Estamos na época dos
prémios de Hollywood e da cultura pop: os Grammys, os Golden Globes, os
Óscares da Academia, etc. Aparecem as listas de nomeados, notam-se
presenças e ausências, fazem-se apostas, criticam-se as escolhas finais.
E se alguma coisa é notável este ano, é a secundarização do singelo,
embora discutível, critério da qualidade. Pouca gente parece interessada
em saber o que é melhor. Os juízos sobre nomeações e vitórias passam
por outra coisa: a representatividade dos escolhidos. A questão já não é
saber qual o melhor filme ou o melhor actor, mas o sexo do realizador
ou a etnia do actor. Chama-se a isso “diversidade”, e é o que importa às
entidades que dão os prémios.
Nesse jogo, a Academia de Artes e Ciências Cinematográficas (Hollywood) parecia ter acertado em cheio.
Mas a casa da diversidade tem muitos alçapões. E estava a Academia,
muito em sossego, a colher das suas nomeações o doce fruto, quando do
chão se levantou mais um grupo a clamar contra a sua discriminação ou,
como agora se diz, “invisibilidade”: os Latinos.
A Academia andara à procura de afro-americanos e de mulheres. E os
Latinos, isto é, os americanos originários da América espanhola? Ei-los a
protestar, convencidos de que nomeações e prémios não se alcançam com
talento e trabalho, mas com organização política. A guerra da
diversidade está apenas a começar.
Não há dúvida que,
durante anos, os homens brancos preponderaram em muitas actividades. Mas
devemos, por isso, reduzir os concursos a um mero reconhecimento de
queixas colectivas? Ou diluir a personalidade e o trabalho de tantos
indivíduos na história e nas reivindicações dos grupos de identidade
pelos quais os distribuímos? É quase uma última vingança da velha
discriminação: antes, não tinham oportunidades; agora, que as têm,
é-lhes recusado o direito de valerem por si próprios.
Ainda não vimos, no
entanto, o fim desta história. Porque se o que define o grupo
identitário é uma história específica, é importante impedir os membros
de outros grupos de se aproveitarem dessa história. É o que se chama
“apropriação cultural”, de que foi acusada Kathryn Bigelow, ao realizar o filme Detroit.
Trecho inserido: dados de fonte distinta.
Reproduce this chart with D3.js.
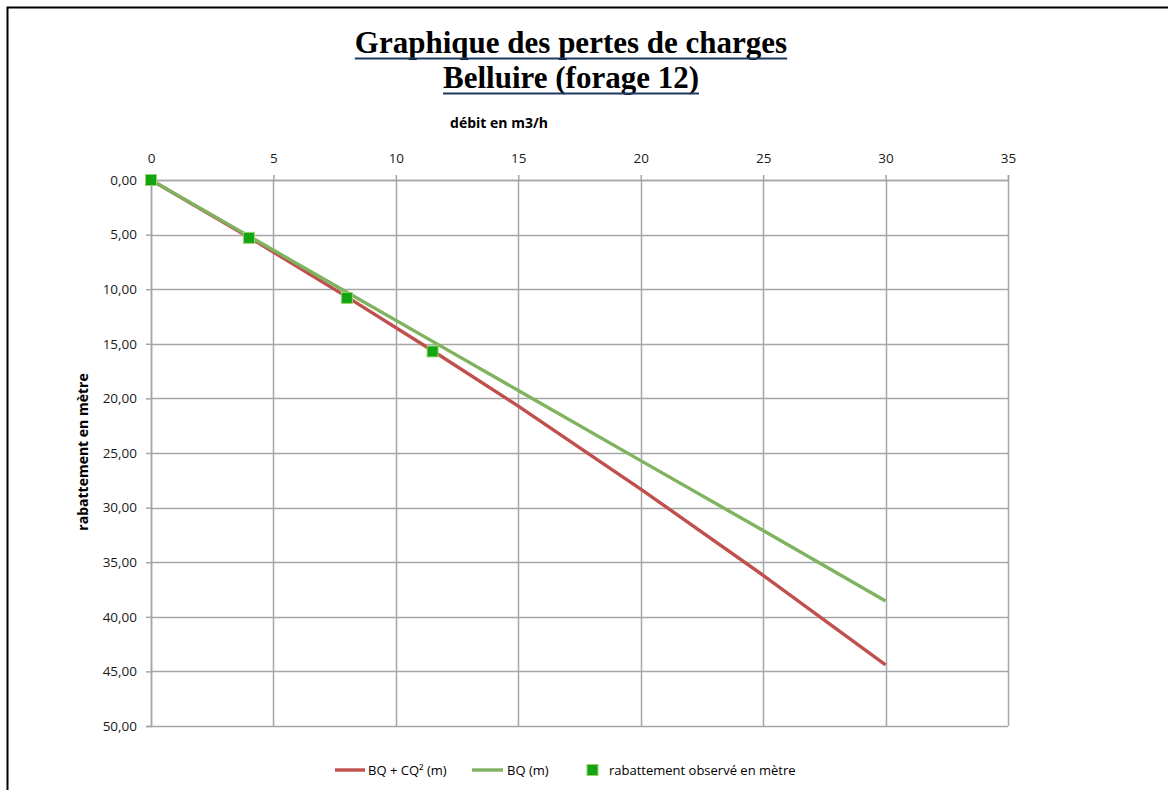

A história dos afro-americanos só pode ser filmada por afro-americanos?
Resta saber se também só pode ser vista por afro-americanos.
Em Abril, fará
cinquenta anos que Martin Luther King Jnr. foi assassinado. O Dr. King
sonhou uma sociedade de cidadãos iguais, contra o sistema de raças
segregadas. Perversamente, um novo segragacionismo ameaça agora emergir
da suposta luta contra as exclusões do passado, para impor uma ordem em
que a identidade vale mais do que os direitos cívicos. Um dos seus
resultados, por exemplo, é a cultura de silêncio sobre o abuso de mulheres afro-americanas por homens afro-americanos. A pertença ao grupo prevalece sobre o direito de resistir ao assédio sexual e à violência doméstica.
Uma história
americana, dir-me-ão. Por enquanto. Mas a diversificação das sociedades
europeias, através das migrações, faz de tudo isto mais do que uma
curiosidade estado-unidense. Podemos, como propôs Martin Luther King,
continuar a tentar ser, com muitas imperfeições, sociedades de cidadãos
iguais, apesar do género, sexualidade, cor da pele e origem social. Ou
podemos, em alternativa, reduzir-nos a meras aglomerações de comunidades
segregadas, sem nada em comum a não ser os rancores e as desconfianças
recíprocas. O segundo caminho é o mais curto para chegar às
discriminações e aos autoritarismos mais repelentes.